Having entered Belsen on 15 April 249 Battery were relieved on the 20th of April.

From Belsen the battery moved to Celle. Its task in Celle was to establish a camp for newly released Russian Prisoners of War (PoWs)

Having been in Celle for just over a week another move was made to Luneberg where the battery would undertake garrison duties in the town.

Luneberg would become famous for the German surrender signed there on 7th May and Celle would become a name familiar to British servicemen serving in the British Army on the Rhine in the post war period, it being near the Bergen-Hohne base.

While 249 Battery remained in Luneberg, their commanding officer went home on leave and was there when the war ended. He and his wife attended a party given by the Parachute Regiment; an occasion recalled with much fondness in “Yeomanry Memories”.

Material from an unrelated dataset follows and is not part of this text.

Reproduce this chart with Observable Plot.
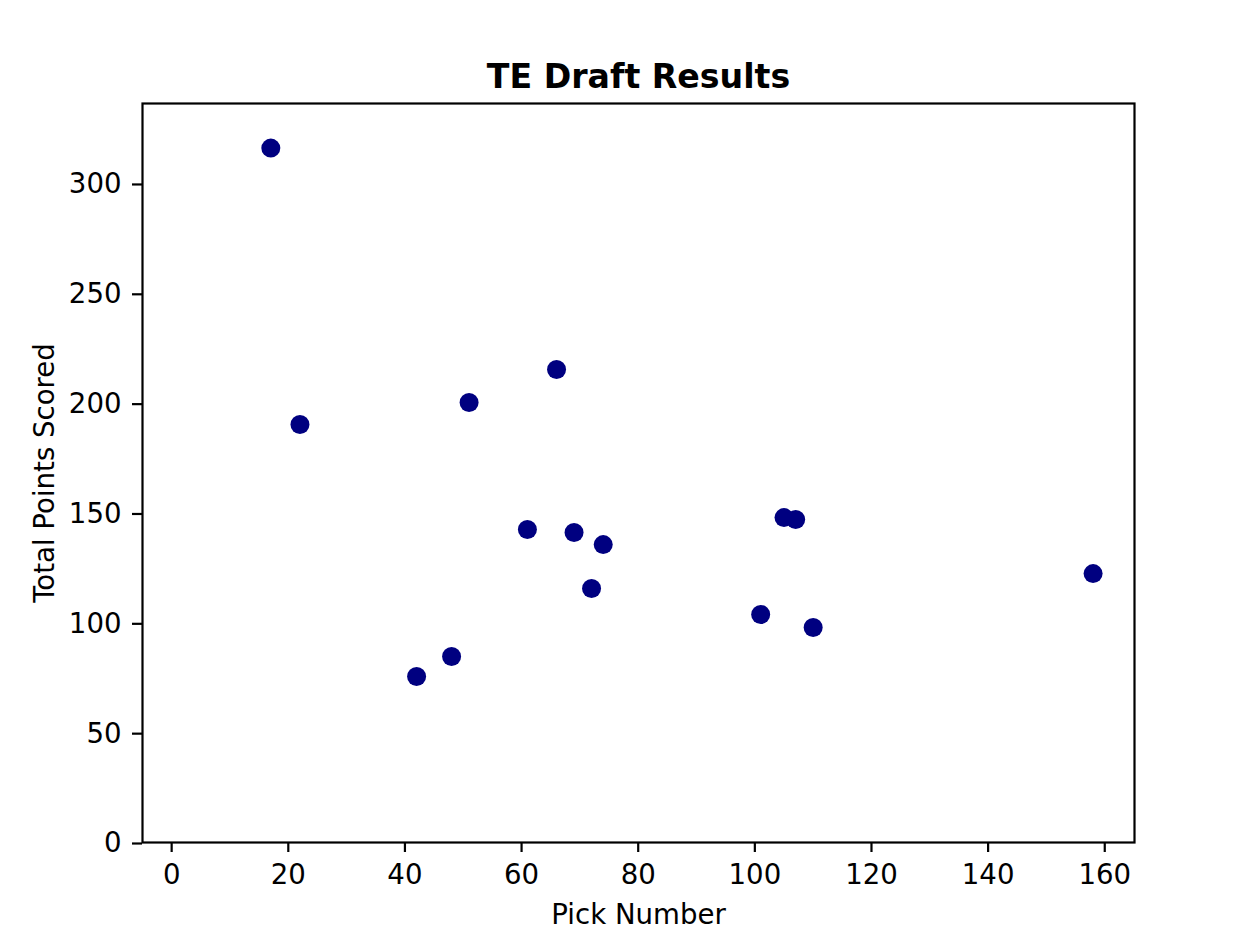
<!DOCTYPE html>
<html>
<head>
<meta charset="utf-8">
<script src="https://cdn.jsdelivr.net/npm/d3@7"></script>
<script src="https://cdn.jsdelivr.net/npm/@observablehq/plot@0.6"></script>
<style>
  html, body { margin: 0; padding: 0; background: #fff; }
  svg { display: block; }
</style>
</head>
<body>
<div id="chart"></div>
<script>
const title = "TE Draft Results";
const xLabel = "Pick Number";
const yLabel = "Total Points Scored";
const pickNumbers = [17, 22, 42, 48, 51, 61, 66, 69, 72, 74, 101, 105, 107, 110, 158];
const totalPoints = [316.1, 190.3, 75.6, 84.7, 200.3, 142.5, 215.3, 141.1, 115.6, 135.6, 103.8, 147.9, 147.0, 97.9, 122.4];
const xTicks = [0, 20, 40, 60, 80, 100, 120, 140, 160];
const yTicks = [0, 50, 100, 150, 200, 250, 300];

const data = pickNumbers.map((p, i) => ({pick: p, points: totalPoints[i]}));

const font = "DejaVu Sans";
const fs = 27.6;
const chart = Plot.plot({
  width: 1244,
  height: 942,
  marginTop: 103,
  marginRight: 110,
  marginBottom: 100,
  marginLeft: 142,
  style: {fontFamily: font, background: "#fff", color: "#000"},
  x: {domain: [-5, 165.1]},
  y: {domain: [0, 336.4]},
  marks: [
    Plot.dot(data, {x: "pick", y: "points", r: 9.5, fill: "#000080", stroke: "none"}),
    Plot.frame({stroke: "#000", strokeWidth: 2.2}),
    Plot.axisX({ticks: xTicks, tickSize: 10, tickPadding: 12, strokeWidth: 2.2, fontSize: fs, label: null, tickFormat: d => String(d)}),
    Plot.axisY({ticks: yTicks, tickSize: 10, tickPadding: 11, strokeWidth: 2.2, fontSize: fs, label: null, tickFormat: d => String(d), dy: 1}),
    Plot.text([title], {text: d => d, frameAnchor: "top", textAnchor: "middle", lineAnchor: "bottom", dy: -16, fontSize: 33.2, fontWeight: "bold", fill: "#000"}),
    Plot.text([xLabel], {text: d => d, frameAnchor: "bottom", textAnchor: "middle", lineAnchor: "bottom", dy: 81, fontSize: fs, fill: "#000"}),
    Plot.text([yLabel], {text: d => d, frameAnchor: "left", textAnchor: "middle", lineAnchor: "bottom", rotate: -90, dx: -89, fontSize: fs, fill: "#000"})
  ]
});
document.getElementById("chart").appendChild(chart);
</script>
</body>
</html>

For the men in Germany the War Diary gives little information as to what happened on 8 May apart from details of “Recce parties from RHQ went to Kiel to recce accommodation for RHQ and all batteries”. It was to Kiel the battery would move next, arriving there on 12 May 1945. The following day they were tasked to receive German PoWs who were arriving from places such as Denmark and the East Baltic.

It was during May that orders were received for the start of demobilisation, the beginning of the end of the war for the men of the QOOH.